[Information provided start]

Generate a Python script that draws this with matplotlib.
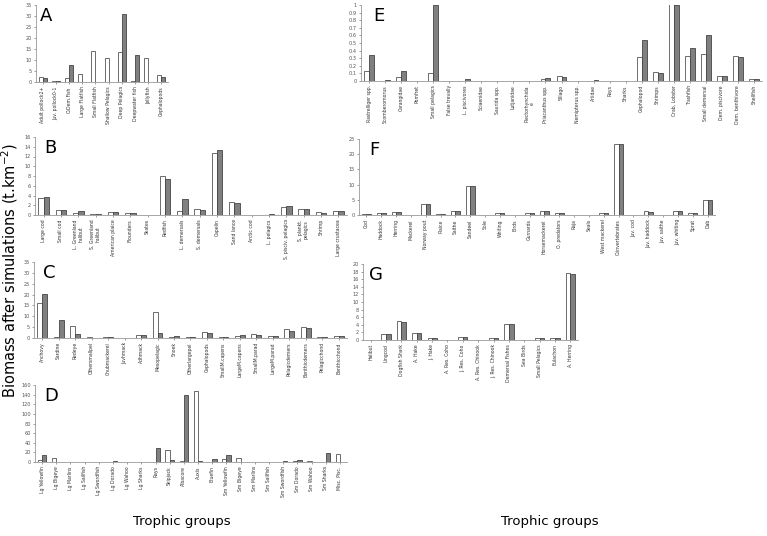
import numpy as np
import matplotlib
matplotlib.use("Agg")
import matplotlib.pyplot as plt

# Panel A
a_labels = ['Adult pollock2+', 'Juv. pollock0-1', 'O.Dem.Fish', 'Large Flatfish', 'Small Flatfish',
            'Shallow Pelagics', 'Deep Pelagics', 'Deepwater fish', 'Jellyfish', 'Cephalopods']
a_white = [2.5, 0.3, 2.0, 3.5, 14.2, 10.9, 13.8, 0.3, 11.1, 3.0]
a_grey = [1.8, 0.3, 7.6, 0.2, 0.1, 0.1, 30.8, 12.3, 0.2, 2.5]

# Panel B
b_labels = ['Large cod', 'Small cod', 'L. Greenland\nhalibut', 'S. Greenland\nhalibut', 'American plaice',
            'Flounders', 'Skates', 'Redfish', 'L. demersals', 'S. demersals', 'Capelin', 'Sand lance',
            'Arctic cod', 'L. pelagics', 'S. pisciv. pelagics', 'S. plankt.\npelagics', 'Shrimp',
            'Large crustacea']
b_white = [3.4, 1.1, 0.4, 0.3, 0.6, 0.4, 0.1, 7.9, 0.9, 1.2, 12.8, 2.7, 0.05, 0.05, 1.7, 1.2, 0.6, 0.8]
b_grey = [3.6, 1.1, 0.8, 0.2, 0.6, 0.4, 0.05, 7.4, 3.3, 1.0, 13.3, 2.5, 0.05, 0.2, 1.9, 1.2, 0.5, 0.8]

# Panel C
c_labels = ['Anchovy', 'Sardine', 'Redeye', 'Othersmallpel', 'Chubmackerel', 'Juvhmack', 'Adhmack',
            'Mesopelagic', 'Snoek', 'Otherlargepel', 'Cephalopods', 'SmallM.capens', 'LargeM.capens',
            'SmallM.parad', 'LargeM.parad', 'Pelagicdemers', 'Benthicdemers', 'Pelagicchond',
            'Benthicchond']
c_white = [16.2, 0.3, 5.4, 0.5, 0.3, 0.2, 1.5, 12.0, 0.4, 0.3, 2.6, 0.6, 1.1, 1.8, 1.0, 4.2, 5.0, 0.6, 1.1]
c_grey = [20.3, 8.3, 2.0, 0.2, 0.3, 0.2, 1.5, 2.3, 1.0, 0.6, 2.5, 0.5, 1.3, 1.3, 0.7, 3.0, 4.7, 0.3, 1.1]

# Panel D
d_labels = ['Lg Yellowfin', 'Lg Bigeye', 'Lg Marlins', 'Lg Sailfish', 'Lg Swordfish', 'Lg Dorado',
            'Lg Wahoo', 'Lg Sharks', 'Rays', 'Skipjack', 'Albacore', 'Auxis', 'Bluefin', 'Sm Yellowfin',
            'Sm Bigeye', 'Sm Marlins', 'Sm Sailfish', 'Sm Swordfish', 'Sm Dorado', 'Sm Wahoo',
            'Sm Sharks', 'Misc. Pisc.']
d_white = [4, 8, 0.5, 0.5, 0.5, 1, 0.5, 0.5, 0.5, 24, 3, 148, 0.5, 6, 8, 0.5, 0.5, 1, 2, 2, 1, 17]
d_grey = [15, 1, 0.5, 0.5, 0.5, 3, 0.5, 0.5, 30, 5, 140, 2, 6, 14, 1, 0.5, 0.5, 2, 4, 0.5, 18, 1]

# Panel E
e_labels = ['Rastrelliger spp.', 'Scomberomorus', 'Carangidae', 'Pomfret', 'Small pelagics',
            'False trevally', 'L. piscivores', 'Sciaenidae', 'Saurida spp.', 'Lutjanidae',
            'Plectorhynchida\ne', 'Priacanthus spp.', 'Sillago', 'Nemipterus spp.', 'Ariidae', 'Rays',
            'Sharks', 'Cephalopod', 'Shrimps', 'Crab, Lobster', 'Trashfish', 'Small demersal',
            'Dem. piscivore', 'Dem. benthivore', 'Shellfish']
e_white = [0.13, 0.005, 0.05, 0.005, 0.1, 0.005, 0.005, 0.005, 0, 0, 0.005, 0.03, 0.07, 0, 0.005,
           0.005, 0, 0.31, 0.12, 1.05, 0.33, 0.36, 0.07, 0.33, 0.02]
e_grey = [0.34, 0.01, 0.13, 0.005, 1.0, 0.005, 0.02, 0.005, 0, 0.003, 0, 0.035, 0.05, 0, 0.008,
          0.005, 0.005, 0.54, 0.10, 1.0, 0.44, 0.60, 0.07, 0.31, 0.02]

# Panel F
f_labels = ['Cod', 'Haddock', 'Herring', 'Mackerel', 'Norway pout', 'Plaice', 'Saithe', 'Sandeel',
            'Sole', 'Whiting', 'Birds', 'Gurnards', 'Horsemackerel', 'O. predators', 'Raja', 'Seals',
            'West mackerel', 'O.invertebrates', 'Juv. cod', 'Juv. haddock', 'Juv. saithe',
            'Juv. whiting', 'Sprat', 'Dab']
f_white = [0.3, 0.6, 1.0, 0.1, 3.6, 0.4, 1.4, 9.5, 0.1, 0.6, 0.05, 0.5, 1.3, 0.6, 0.1, 0.03, 0.7,
           23.4, 0.1, 1.2, 0.1, 1.2, 0.5, 5.0]
f_grey = [0.3, 0.6, 1.0, 0.1, 3.6, 0.4, 1.4, 9.5, 0.1, 0.6, 0.05, 0.5, 1.2, 0.5, 0.1, 0.03, 0.6,
          23.4, 0.1, 1.1, 0.1, 1.2, 0.5, 5.0]

# Panel G
g_labels = ['Halibut', 'Lingcod', 'Dogfish Shark', 'A. Hake', 'J. Hake', 'A. Res. Coho', 'J. Res. Coho',
            'A. Res. Chinook', 'J. Res. Chinook', 'Demersal Fishes', 'Sea Birds', 'Small Pelagics',
            'Eulachon', 'A. Herring']
g_white = [0.1, 1.6, 5.0, 1.9, 0.6, 0.1, 0.9, 0.1, 0.6, 4.3, 0.1, 0.4, 0.4, 17.6]
g_grey = [0.1, 1.5, 4.8, 1.8, 0.6, 0.1, 0.8, 0.1, 0.5, 4.1, 0.1, 0.5, 0.4, 17.3]

W, H = 767, 536
fig = plt.figure(figsize=(W / 100, H / 100), dpi=100)


def panel(px, letter, labels, white, grey, ymax, ystep, tickfmt='{:g}'):
    l, t, r, b = px
    ax = fig.add_axes([l / W, 1 - b / H, (r - l) / W, (b - t) / H])
    x = np.arange(len(labels))
    bw = 0.3
    ax.bar(x - bw / 2, white, bw, color='white', edgecolor='#555555', linewidth=0.6)
    ax.bar(x + bw / 2, grey, bw, color='#808080', edgecolor='#444444', linewidth=0.6)
    ax.set_xlim(-0.5, len(labels) - 0.5)
    ax.set_ylim(0, ymax)
    ax.set_yticks(np.arange(0, ymax + ystep / 2, ystep))
    ax.set_yticklabels([tickfmt.format(v) for v in np.arange(0, ymax + ystep / 2, ystep)])
    ax.set_xticks(x)
    ax.set_xticklabels(labels, rotation=90, fontsize=3.3, color='#333333')
    ax.tick_params(axis='y', labelsize=3.6, length=1.5, width=0.4, colors='#555555', pad=1.5)
    ax.tick_params(axis='x', length=1.5, width=0.4, pad=1.5, colors='#555555')
    for lab in ax.get_xticklabels():
        lab.set_color('#333333')
    for s in ['top', 'right']:
        ax.spines[s].set_visible(False)
    for s in ['left', 'bottom']:
        ax.spines[s].set_color('#999999')
        ax.spines[s].set_linewidth(0.6)
    ax.text(0.03, 0.98, letter, transform=ax.transAxes, fontsize=13, va='top', ha='left')
    return ax


panel((36, 5, 168, 82), 'A', a_labels, a_white, a_grey, 35, 5)
panel((35, 137, 347, 215), 'B', b_labels, b_white, b_grey, 16, 2)
panel((34, 262, 347, 338), 'C', c_labels, c_white, c_grey, 35, 5)
panel((35, 385, 347, 462), 'D', d_labels, d_white, d_grey, 160, 20)
panel((361, 5, 762, 81), 'E', e_labels, e_white, e_grey, 1.0, 0.1)
panel((359, 139, 715, 215), 'F', f_labels, f_white, f_grey, 25, 5)
panel((363, 264, 578, 340), 'G', g_labels, g_white, g_grey, 20, 2)

fig.text(10 / W, 1 - 270 / H, 'Biomass after simulations (t.km$^{-2}$)', rotation=90,
         fontsize=10.5, ha='center', va='center')
fig.text(182 / W, 1 - 521 / H, 'Trophic groups', fontsize=9.5, ha='center', va='center')
fig.text(550 / W, 1 - 521 / H, 'Trophic groups', fontsize=9.5, ha='center', va='center')

fig.savefig('out.png', dpi=100, facecolor='white')
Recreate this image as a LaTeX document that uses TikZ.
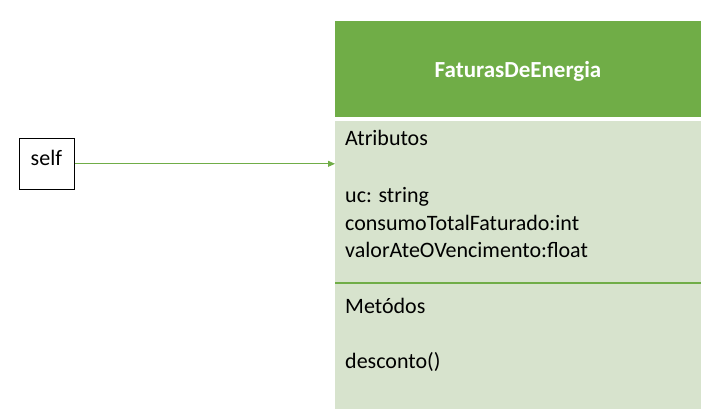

[Information provided end]

* _Task brief_:
Without any pictures, reproduce the lines from the first one in the material through the line that has "12.3, 0.2, 2.5]", exactly as they appear.

* _Result for this task_:
Generate a Python script that draws this with matplotlib.
import numpy as np
import matplotlib
matplotlib.use("Agg")
import matplotlib.pyplot as plt

# Panel A
a_labels = ['Adult pollock2+', 'Juv. pollock0-1', 'O.Dem.Fish', 'Large Flatfish', 'Small Flatfish',
            'Shallow Pelagics', 'Deep Pelagics', 'Deepwater fish', 'Jellyfish', 'Cephalopods']
a_white = [2.5, 0.3, 2.0, 3.5, 14.2, 10.9, 13.8, 0.3, 11.1, 3.0]
a_grey = [1.8, 0.3, 7.6, 0.2, 0.1, 0.1, 30.8, 12.3, 0.2, 2.5]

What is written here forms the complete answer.